Chile necesita un Estado ágil, digitalizado, capaz de articularse con el sector privado para promover productividad, crecimiento, salud eficiente, educación de calidad e igualdad real.

En Chile todos hablan de la necesidad de una reforma del Estado, pero nadie la enfrenta. Es una tarea titánica, ingrata y, sobre todo, profundamente impopular. No suma votos: los resta. Quien decida asumirla tendrá que estar dispuesto a pagar el precio político y personal de ver debilitada su proyección, aun cuando logre dejar un legado histórico.

Hoy tenemos un Estado que más parece un elefante blanco: grande, rígido, lento. Un aparato que muchas veces se interpone entre la ciudadanía y las soluciones, en lugar de garantizarlas. El problema no es solo de tamaño; es de diseño. Con estructuras duplicadas, ministerios superpuestos y servicios que trabajan de manera descoordinada, la consecuencia es ineficiencia y frustración.

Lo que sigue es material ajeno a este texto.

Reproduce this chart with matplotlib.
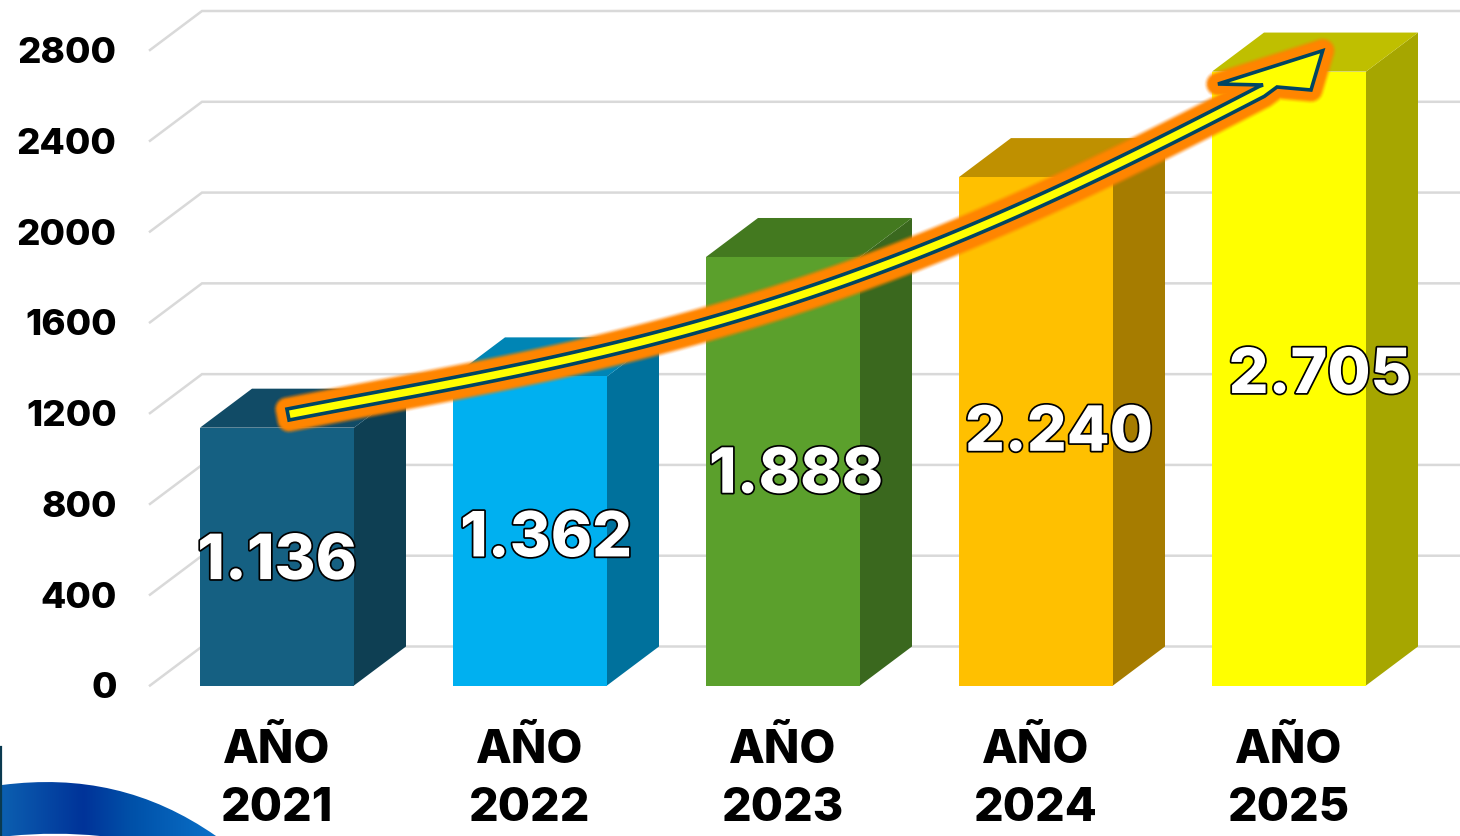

Reformar el Estado no significa “cortar grasa”, como repite cierta derecha simplona que reduce todo a slogans. Esa caricatura desconoce el trabajo de miles de funcionarias y funcionarios que sostienen día a día el funcionamiento del país. Pero tampoco se puede negar lo evidente: existen duplicidades y programas redundantes que deben simplificarse, ministerios que podrían integrarse en carteras más robustas y servicios que deben modernizarse o desaparecer.

Al mismo tiempo, hay un desafío más profundo: enfrentar la cooptación de segmentos del aparato público. Hay funcionarios que saben que, cuando paralizan, no afectan a las élites ni a los poderosos, sino a los chilenos y chilenas más humildes. Son ellos quienes sufren cuando se cierran consultorios, se suspenden clases o se retrasan subsidios. Ese poder de veto corporativo ha convertido al Estado en rehén de intereses particulares y genera un costo social enorme.

La modernización no puede seguir postergándose. Chile necesita un Estado ágil, digitalizado, capaz de articularse con el sector privado para promover productividad, crecimiento, salud eficiente, educación de calidad e igualdad real. No se trata de un lujo técnico ni de una obsesión de especialistas: es una condición de posibilidad para que cualquier política pública funcione.

La paradoja es que todos saben que esta reforma es urgente, pero nadie quiere liderarla. Porque duele, porque genera resistencias, porque enfrenta a intereses enquistados y porque, en política, lo inmediato suele imponerse a lo trascendente. Sin embargo, el costo de la inacción ya lo estamos pagando: cada día que pasa sin cambios, son los sectores más pobres de Chile los que cargan con un Estado que no responde.

Reformar el Estado es, en definitiva, un acto de valentía política. La historia recordará no a quien repita slogans fáciles, sino a quien se atreva a poner orden, simplificar estructuras y devolverle eficacia y legitimidad a la función pública. Puede que ese liderazgo no termine en un futuro brillante para quien lo ejerza. Pero, sin duda, sería un legado duradero para Chile.